Which, of course, leads directly to the story’s immense scale. Rivers notes over 70 sets were built for the film, adding: “We wanted to have something from inside the film for the actors to play off. Scale is one of the big challenges in this film. London is huge and constantly moving so that has been a real challenge.”
Though the impulse for spectacle might tempt a filmmaker to reveal what the cataclysmic Sixty Minute War actually was, Rivers promises the characters will still only have “fragmented information” about the event which occurred thousands of years earlier.

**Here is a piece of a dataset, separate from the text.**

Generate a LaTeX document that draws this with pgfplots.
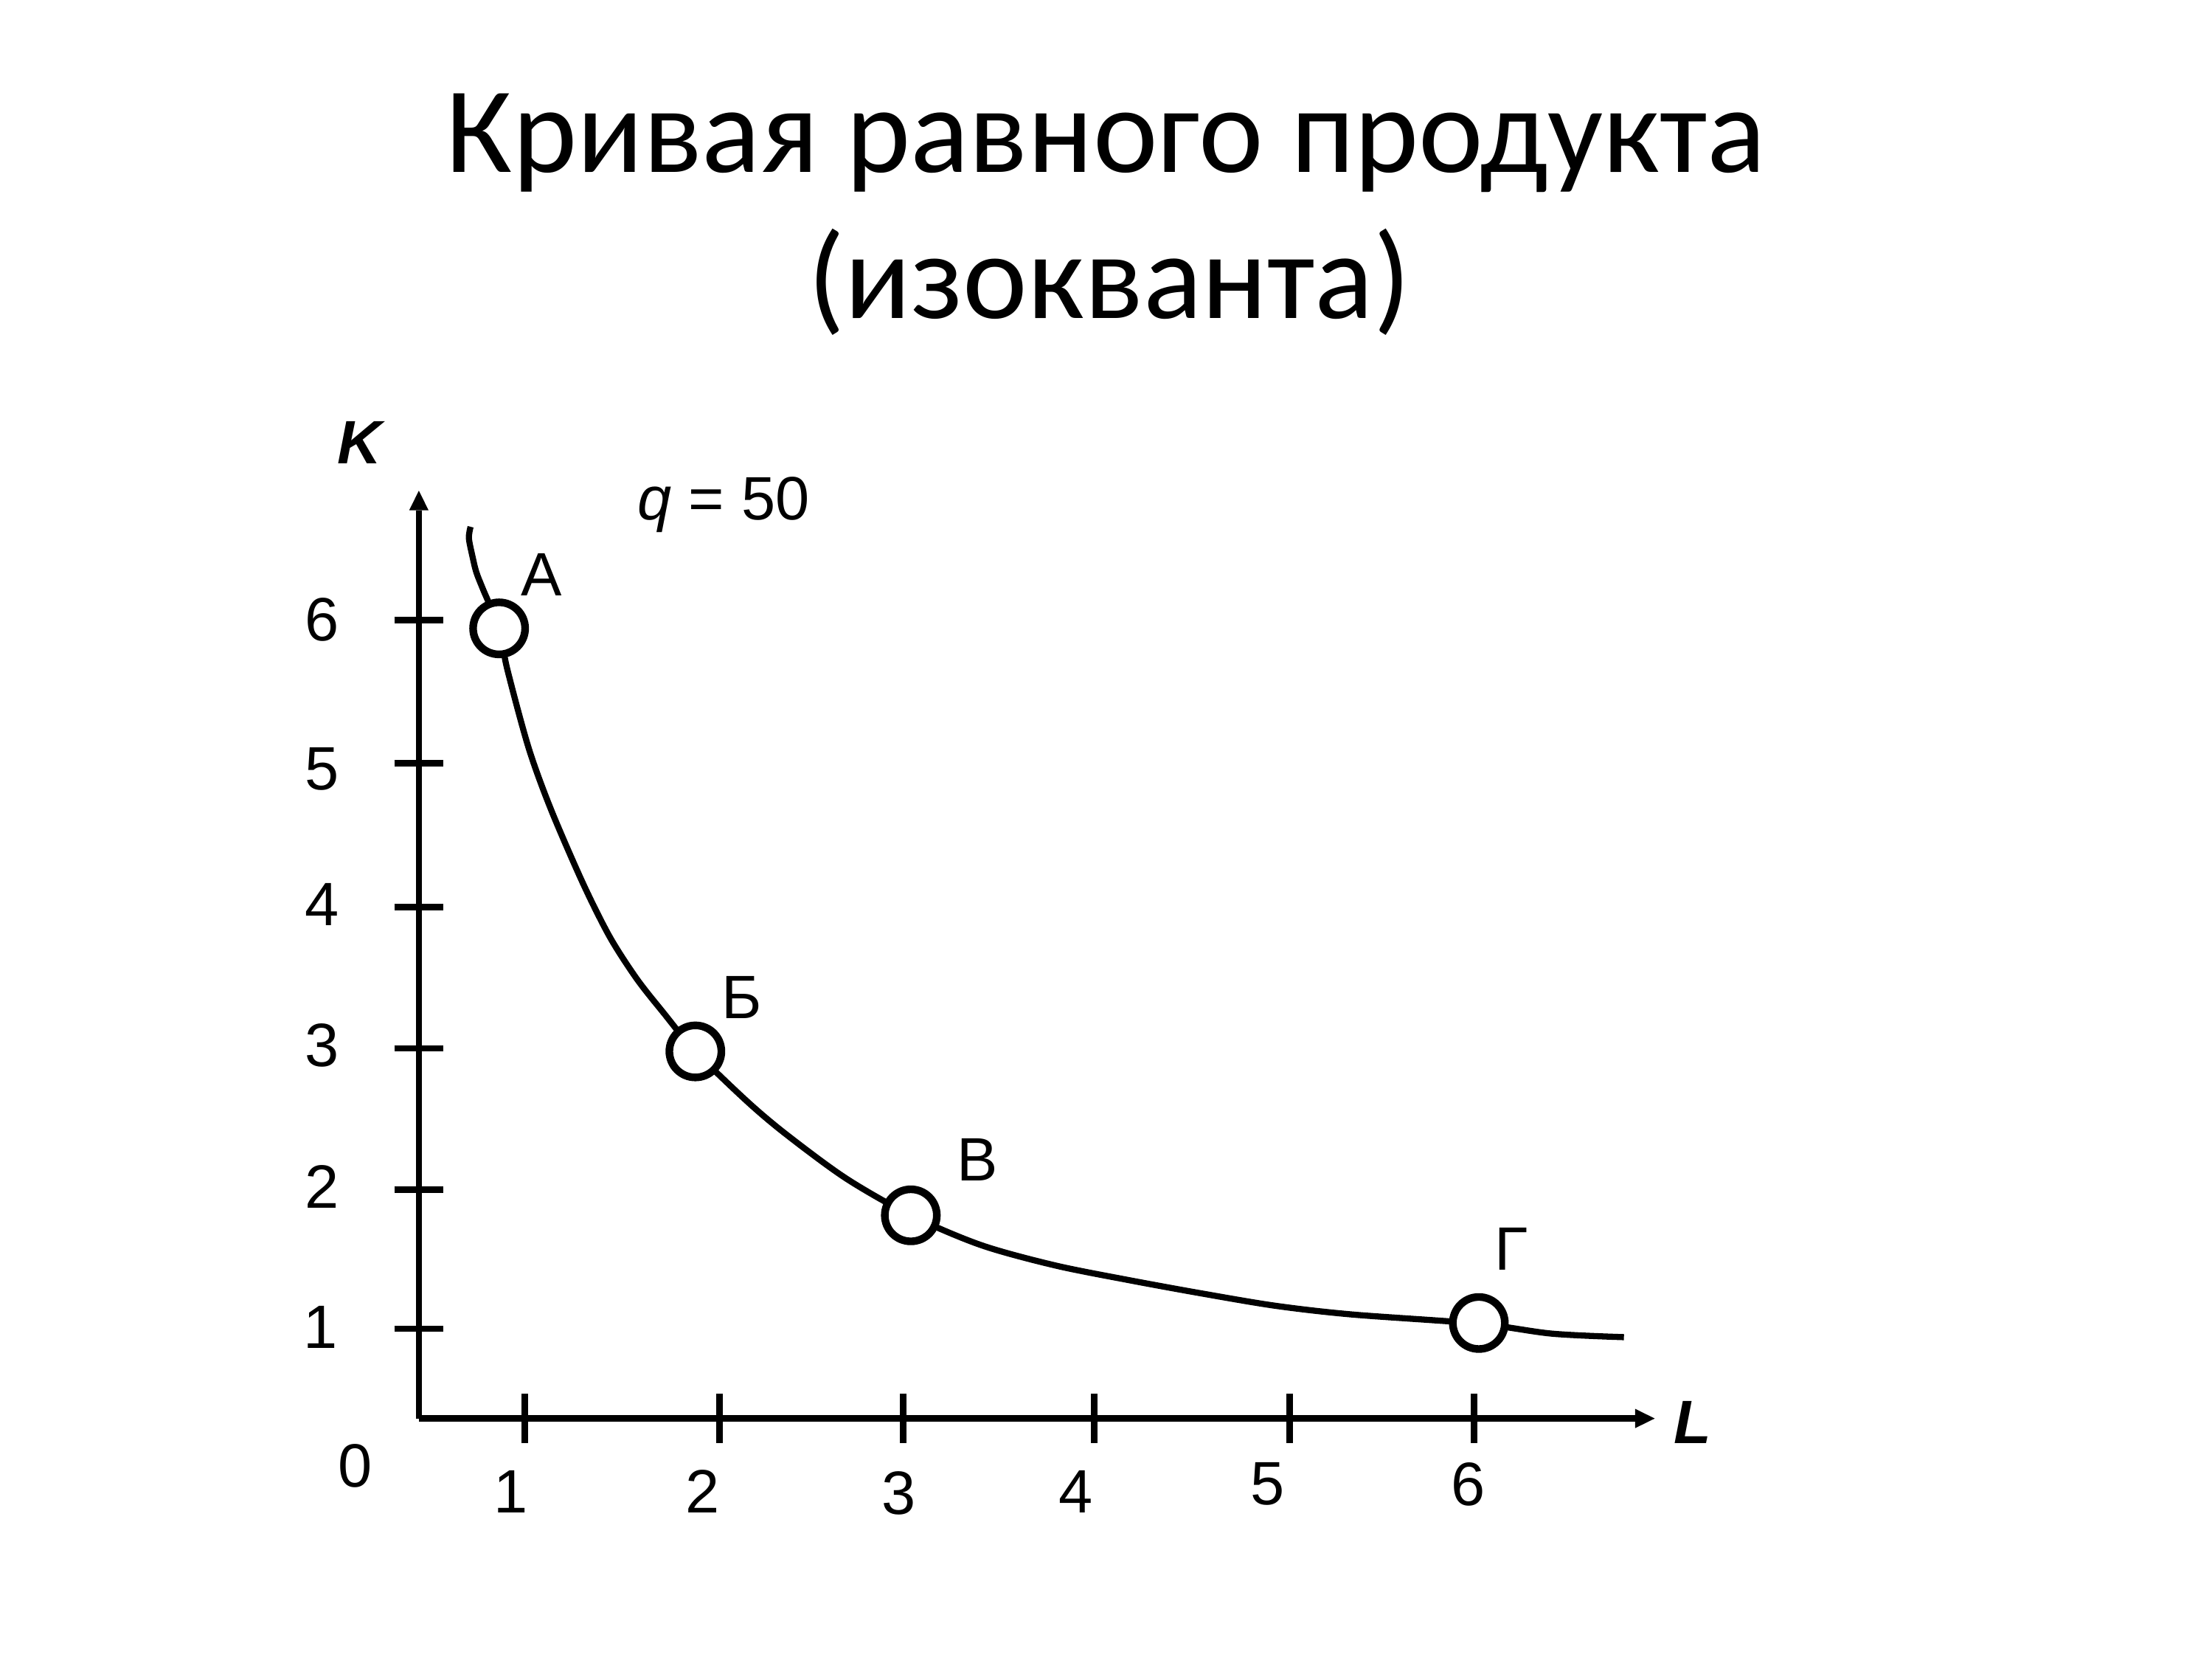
\documentclass[border=0pt]{standalone}
\usepackage{fontspec}
\setmainfont{Liberation Sans}
\newfontfamily\titlefont{Carlito}
\usepackage{pgfplots}
\pgfplotsset{compat=1.18}
\usetikzlibrary{arrows.meta}
\tikzset{lbl/.style={font=\fontsize{20}{24}\selectfont}}
\begin{document}
\begin{tikzpicture}
\path[use as bounding box] (0,0) rectangle (10in,7.5in);
\node[anchor=base, font=\titlefont\fontsize{40}{48}\selectfont] at (5in,6.722in) {Кривая равного продукта};
\node[anchor=base, font=\titlefont\fontsize{40}{48}\selectfont] at (5.015in,6.061in) {(изокванта)};
\begin{axis}[
  at={(1.8936in,1.0890in)}, anchor=south west,
  scale only axis, width=5.5871in, height=4.1934in,
  xmin=0.443, xmax=6.942, ymin=0.366, ymax=6.915,
  axis lines=left,
  axis line style={line width=2.1pt, black},
  x axis line style={-{Triangle[length=6.4pt,width=6.3pt,line width=0pt]}},
  y axis line style={-{Triangle[length=6.4pt,width=6.3pt,line width=0pt]}},
  xtick={1,2.024,2.989,3.995,5.022,5.993},
  ytick={1.0,1.982,2.978,3.974,4.99,6.0},
  xticklabels={,,,,,}, yticklabels={,,,,,},
  tick align=center, major tick length=16pt,
  tick style={line width=2.1pt, black},
  clip=false,
]
\addplot[line width=2pt, smooth, tension=0.5] coordinates {
(0.715,6.66) (0.706,6.58) (0.725,6.45) (0.745,6.34) (0.780,6.22)
(0.865,5.943) (0.907,5.66) (1.020,5.10) (1.137,4.667)
(1.305,4.146) (1.447,3.765) (1.589,3.469) (1.731,3.227) (1.897,2.957)
(2.171,2.602) (2.378,2.368) (2.69,2.06) (3.030,1.800) (3.399,1.590)
(3.787,1.447) (4.175,1.343) (4.562,1.248) (4.950,1.161) (5.351,1.100)
(6.017,1.035) (6.40,0.965) (6.78,0.940)
};
\addplot[only marks, line width=2.5pt, mark=*, mark size=8.5pt,
  mark options={fill=white, draw=black, line width=2.5pt}]
  coordinates {(0.865,5.943) (1.897,2.957) (3.030,1.800) (6.017,1.040)};
% axis titles and labels
\node[lbl, anchor=base] at (axis cs:0.139,7.107) {\textbf{\textit{K}}};
\node[lbl, anchor=base] at (axis cs:7.142,0.189) {\textbf{\textit{L}}};
\node[lbl, anchor=base] at (axis cs:2.045,6.712) {\textit{q} = 50};
\node[lbl] at (axis cs:1.088,6.321) {А};
\node[lbl] at (axis cs:2.142,3.340) {Б};
\node[lbl] at (axis cs:3.380,2.193) {В};
\node[lbl] at (axis cs:6.188,1.562) {Г};
% tick labels
\node[lbl] at (axis cs:-0.066,6.004) {6};
\node[lbl] at (axis cs:-0.068,4.95) {5};
\node[lbl] at (axis cs:-0.068,3.994) {4};
\node[lbl] at (axis cs:-0.068,2.998) {3};
\node[lbl] at (axis cs:-0.068,2.002) {2};
\node[lbl] at (axis cs:-0.075,1.01) {1};
\node[lbl] at (axis cs:0.110,0.033) {0};
\node[lbl] at (axis cs:0.925,-0.149) {1};
\node[lbl] at (axis cs:1.935,-0.149) {2};
\node[lbl] at (axis cs:2.966,-0.159) {3};
\node[lbl] at (axis cs:3.899,-0.149) {4};
\node[lbl] at (axis cs:4.905,-0.098) {5};
\node[lbl] at (axis cs:5.962,-0.098) {6};
\end{axis}
\end{tikzpicture}
\end{document}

Keeping true to the spirit of Reeve’s words is, of course, a priority here. Jackson notes the biggest departure is simply that the main characters have been aged up slightly, here played by actors Robert Sheehan and Hera Hilmar.
“Instead of making a YA-orientated film, we have made it also appeal to an older audience,” he says. And what should fans get particularly excited about? Rivers has a hunch it’s Shrike, played by Stephen Lang, resurrected from the dead and transformed into a ruthless killing machine. Guaranteed, though, there’ll be plenty of more surprises tucked inside this vast, fascinating world.
Mortal Engines hits UK cinemas 14 December.